Begin MATERIAL TO PROCESS

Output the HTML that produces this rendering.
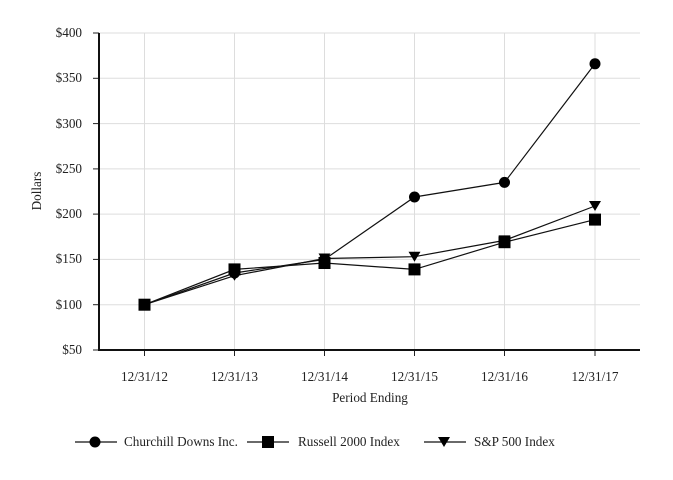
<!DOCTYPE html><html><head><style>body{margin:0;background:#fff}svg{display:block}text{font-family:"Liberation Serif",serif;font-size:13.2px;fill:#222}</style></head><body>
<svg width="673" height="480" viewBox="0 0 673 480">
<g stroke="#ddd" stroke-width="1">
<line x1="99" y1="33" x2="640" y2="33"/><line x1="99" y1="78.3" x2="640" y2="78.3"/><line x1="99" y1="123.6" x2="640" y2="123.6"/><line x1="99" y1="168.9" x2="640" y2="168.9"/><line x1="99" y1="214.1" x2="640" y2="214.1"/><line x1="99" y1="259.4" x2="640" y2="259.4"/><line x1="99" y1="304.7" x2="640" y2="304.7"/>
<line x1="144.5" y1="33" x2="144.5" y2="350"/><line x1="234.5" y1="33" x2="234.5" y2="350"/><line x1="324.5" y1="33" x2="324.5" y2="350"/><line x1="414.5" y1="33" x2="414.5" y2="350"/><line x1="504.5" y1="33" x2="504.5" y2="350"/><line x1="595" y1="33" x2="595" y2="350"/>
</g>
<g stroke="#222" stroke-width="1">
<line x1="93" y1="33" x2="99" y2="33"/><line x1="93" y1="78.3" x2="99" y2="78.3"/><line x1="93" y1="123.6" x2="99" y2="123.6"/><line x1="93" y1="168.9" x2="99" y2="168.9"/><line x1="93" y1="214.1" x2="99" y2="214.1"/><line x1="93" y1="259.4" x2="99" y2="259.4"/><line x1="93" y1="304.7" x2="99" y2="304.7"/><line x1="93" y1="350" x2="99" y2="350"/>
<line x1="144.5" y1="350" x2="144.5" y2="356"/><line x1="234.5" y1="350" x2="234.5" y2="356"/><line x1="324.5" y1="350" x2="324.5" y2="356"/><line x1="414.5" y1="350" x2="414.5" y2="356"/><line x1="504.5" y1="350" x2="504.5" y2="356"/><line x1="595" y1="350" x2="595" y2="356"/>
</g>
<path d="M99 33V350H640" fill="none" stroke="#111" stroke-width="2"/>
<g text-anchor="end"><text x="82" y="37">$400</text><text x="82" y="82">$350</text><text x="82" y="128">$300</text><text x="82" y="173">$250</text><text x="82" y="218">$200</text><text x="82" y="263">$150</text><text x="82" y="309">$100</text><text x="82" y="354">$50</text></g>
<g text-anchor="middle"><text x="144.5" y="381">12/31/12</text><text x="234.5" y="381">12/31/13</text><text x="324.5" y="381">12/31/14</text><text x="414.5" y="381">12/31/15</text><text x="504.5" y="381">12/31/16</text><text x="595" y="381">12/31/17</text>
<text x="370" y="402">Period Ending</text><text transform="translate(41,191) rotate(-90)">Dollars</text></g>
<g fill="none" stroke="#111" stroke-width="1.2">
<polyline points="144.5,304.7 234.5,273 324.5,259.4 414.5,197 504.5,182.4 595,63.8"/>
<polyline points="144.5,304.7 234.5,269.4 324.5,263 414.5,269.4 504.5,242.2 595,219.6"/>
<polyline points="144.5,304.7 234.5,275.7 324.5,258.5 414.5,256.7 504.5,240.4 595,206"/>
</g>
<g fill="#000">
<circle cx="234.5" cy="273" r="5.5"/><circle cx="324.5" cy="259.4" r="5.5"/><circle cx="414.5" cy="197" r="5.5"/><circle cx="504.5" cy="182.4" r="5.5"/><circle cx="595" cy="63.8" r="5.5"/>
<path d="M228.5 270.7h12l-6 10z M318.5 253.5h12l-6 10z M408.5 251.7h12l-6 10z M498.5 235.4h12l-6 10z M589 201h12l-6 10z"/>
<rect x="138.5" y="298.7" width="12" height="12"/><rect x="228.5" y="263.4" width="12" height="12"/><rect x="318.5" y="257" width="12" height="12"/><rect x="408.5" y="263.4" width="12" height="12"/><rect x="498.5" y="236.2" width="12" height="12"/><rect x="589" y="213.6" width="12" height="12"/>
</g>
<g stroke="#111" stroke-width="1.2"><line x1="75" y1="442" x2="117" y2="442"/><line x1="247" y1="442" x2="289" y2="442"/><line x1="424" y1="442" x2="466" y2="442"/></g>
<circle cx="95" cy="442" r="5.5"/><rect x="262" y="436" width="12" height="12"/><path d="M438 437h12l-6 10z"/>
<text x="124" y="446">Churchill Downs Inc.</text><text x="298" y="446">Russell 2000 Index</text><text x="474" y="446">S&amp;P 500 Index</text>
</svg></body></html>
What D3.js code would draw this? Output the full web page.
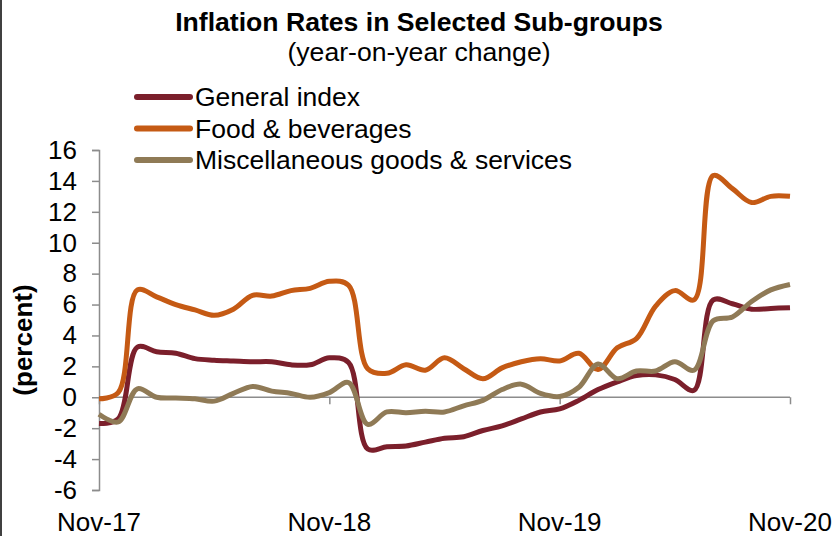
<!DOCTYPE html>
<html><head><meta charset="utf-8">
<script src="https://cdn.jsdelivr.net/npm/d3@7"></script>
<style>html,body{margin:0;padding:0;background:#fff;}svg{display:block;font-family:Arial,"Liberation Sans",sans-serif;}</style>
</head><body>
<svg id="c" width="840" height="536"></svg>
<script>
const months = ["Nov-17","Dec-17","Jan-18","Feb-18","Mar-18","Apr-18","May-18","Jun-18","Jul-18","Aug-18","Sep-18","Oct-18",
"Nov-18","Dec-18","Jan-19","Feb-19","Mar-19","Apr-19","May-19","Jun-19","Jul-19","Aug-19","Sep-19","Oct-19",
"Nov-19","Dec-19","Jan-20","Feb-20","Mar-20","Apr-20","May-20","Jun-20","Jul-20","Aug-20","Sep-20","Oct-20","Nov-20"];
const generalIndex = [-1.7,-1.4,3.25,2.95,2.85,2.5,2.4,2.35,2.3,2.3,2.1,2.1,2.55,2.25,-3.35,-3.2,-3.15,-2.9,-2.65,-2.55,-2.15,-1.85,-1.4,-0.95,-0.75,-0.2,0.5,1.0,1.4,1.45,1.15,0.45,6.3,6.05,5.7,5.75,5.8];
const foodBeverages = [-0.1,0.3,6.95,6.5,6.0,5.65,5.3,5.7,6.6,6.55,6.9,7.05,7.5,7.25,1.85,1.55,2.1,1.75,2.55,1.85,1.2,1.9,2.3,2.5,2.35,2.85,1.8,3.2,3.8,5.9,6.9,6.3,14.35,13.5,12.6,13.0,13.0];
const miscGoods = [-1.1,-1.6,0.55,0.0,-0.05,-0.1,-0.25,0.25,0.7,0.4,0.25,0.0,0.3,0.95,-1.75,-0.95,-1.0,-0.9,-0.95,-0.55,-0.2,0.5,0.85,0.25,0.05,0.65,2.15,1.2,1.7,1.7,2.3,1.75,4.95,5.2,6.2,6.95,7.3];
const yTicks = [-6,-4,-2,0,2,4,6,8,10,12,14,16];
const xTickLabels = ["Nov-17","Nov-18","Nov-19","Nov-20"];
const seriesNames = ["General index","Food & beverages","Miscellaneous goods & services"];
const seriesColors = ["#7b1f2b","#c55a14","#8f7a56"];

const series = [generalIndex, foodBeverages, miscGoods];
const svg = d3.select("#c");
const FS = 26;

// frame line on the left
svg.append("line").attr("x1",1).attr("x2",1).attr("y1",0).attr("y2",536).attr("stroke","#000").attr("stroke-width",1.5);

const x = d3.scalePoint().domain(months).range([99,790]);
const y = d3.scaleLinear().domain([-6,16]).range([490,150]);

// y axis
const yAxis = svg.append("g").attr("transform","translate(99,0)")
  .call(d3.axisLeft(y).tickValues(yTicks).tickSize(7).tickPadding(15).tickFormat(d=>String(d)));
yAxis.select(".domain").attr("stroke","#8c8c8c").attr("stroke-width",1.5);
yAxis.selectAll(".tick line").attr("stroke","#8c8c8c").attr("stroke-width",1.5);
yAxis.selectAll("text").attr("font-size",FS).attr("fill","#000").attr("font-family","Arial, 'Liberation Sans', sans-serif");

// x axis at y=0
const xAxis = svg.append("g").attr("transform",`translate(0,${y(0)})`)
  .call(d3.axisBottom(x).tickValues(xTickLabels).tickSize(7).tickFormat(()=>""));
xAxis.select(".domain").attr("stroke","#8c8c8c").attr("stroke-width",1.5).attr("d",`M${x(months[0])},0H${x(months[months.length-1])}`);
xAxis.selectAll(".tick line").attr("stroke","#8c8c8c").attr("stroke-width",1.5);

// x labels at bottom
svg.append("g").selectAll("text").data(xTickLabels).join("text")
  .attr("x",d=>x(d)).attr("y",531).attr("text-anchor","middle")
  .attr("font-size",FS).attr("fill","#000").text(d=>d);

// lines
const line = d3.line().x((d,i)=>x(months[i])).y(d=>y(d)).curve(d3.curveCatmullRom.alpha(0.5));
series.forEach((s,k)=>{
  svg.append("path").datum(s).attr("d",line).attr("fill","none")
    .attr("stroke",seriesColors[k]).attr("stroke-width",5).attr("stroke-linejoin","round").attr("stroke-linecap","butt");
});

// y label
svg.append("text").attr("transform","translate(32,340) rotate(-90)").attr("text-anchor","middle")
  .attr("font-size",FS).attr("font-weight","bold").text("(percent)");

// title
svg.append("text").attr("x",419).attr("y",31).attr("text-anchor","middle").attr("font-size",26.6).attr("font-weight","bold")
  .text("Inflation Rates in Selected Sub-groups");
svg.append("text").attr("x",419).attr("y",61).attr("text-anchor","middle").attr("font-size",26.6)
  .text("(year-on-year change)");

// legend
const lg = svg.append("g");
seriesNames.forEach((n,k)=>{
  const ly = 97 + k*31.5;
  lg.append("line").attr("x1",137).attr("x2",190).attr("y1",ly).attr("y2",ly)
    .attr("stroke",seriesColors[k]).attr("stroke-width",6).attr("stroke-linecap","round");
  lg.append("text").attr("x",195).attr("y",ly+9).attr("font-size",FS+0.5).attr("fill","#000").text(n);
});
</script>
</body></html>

End MATERIAL TO PROCESS

● TASK STATEMENT:
Reproduce nothing but the lines from the one with "What D3.js code" to the one with "const y = d3.scaleLinear().domain([-6,16]).range([490,150]);", both lines included, and keep every picture out of the copy.

● RESULT OF THE EXERCISE:
What D3.js code would draw this? Output the full web page.
<!DOCTYPE html>
<html><head><meta charset="utf-8">
<script src="https://cdn.jsdelivr.net/npm/d3@7"></script>
<style>html,body{margin:0;padding:0;background:#fff;}svg{display:block;font-family:Arial,"Liberation Sans",sans-serif;}</style>
</head><body>
<svg id="c" width="840" height="536"></svg>
<script>
const months = ["Nov-17","Dec-17","Jan-18","Feb-18","Mar-18","Apr-18","May-18","Jun-18","Jul-18","Aug-18","Sep-18","Oct-18",
"Nov-18","Dec-18","Jan-19","Feb-19","Mar-19","Apr-19","May-19","Jun-19","Jul-19","Aug-19","Sep-19","Oct-19",
"Nov-19","Dec-19","Jan-20","Feb-20","Mar-20","Apr-20","May-20","Jun-20","Jul-20","Aug-20","Sep-20","Oct-20","Nov-20"];
const generalIndex = [-1.7,-1.4,3.25,2.95,2.85,2.5,2.4,2.35,2.3,2.3,2.1,2.1,2.55,2.25,-3.35,-3.2,-3.15,-2.9,-2.65,-2.55,-2.15,-1.85,-1.4,-0.95,-0.75,-0.2,0.5,1.0,1.4,1.45,1.15,0.45,6.3,6.05,5.7,5.75,5.8];
const foodBeverages = [-0.1,0.3,6.95,6.5,6.0,5.65,5.3,5.7,6.6,6.55,6.9,7.05,7.5,7.25,1.85,1.55,2.1,1.75,2.55,1.85,1.2,1.9,2.3,2.5,2.35,2.85,1.8,3.2,3.8,5.9,6.9,6.3,14.35,13.5,12.6,13.0,13.0];
const miscGoods = [-1.1,-1.6,0.55,0.0,-0.05,-0.1,-0.25,0.25,0.7,0.4,0.25,0.0,0.3,0.95,-1.75,-0.95,-1.0,-0.9,-0.95,-0.55,-0.2,0.5,0.85,0.25,0.05,0.65,2.15,1.2,1.7,1.7,2.3,1.75,4.95,5.2,6.2,6.95,7.3];
const yTicks = [-6,-4,-2,0,2,4,6,8,10,12,14,16];
const xTickLabels = ["Nov-17","Nov-18","Nov-19","Nov-20"];
const seriesNames = ["General index","Food & beverages","Miscellaneous goods & services"];
const seriesColors = ["#7b1f2b","#c55a14","#8f7a56"];

const series = [generalIndex, foodBeverages, miscGoods];
const svg = d3.select("#c");
const FS = 26;

// frame line on the left
svg.append("line").attr("x1",1).attr("x2",1).attr("y1",0).attr("y2",536).attr("stroke","#000").attr("stroke-width",1.5);

const x = d3.scalePoint().domain(months).range([99,790]);
const y = d3.scaleLinear().domain([-6,16]).range([490,150]);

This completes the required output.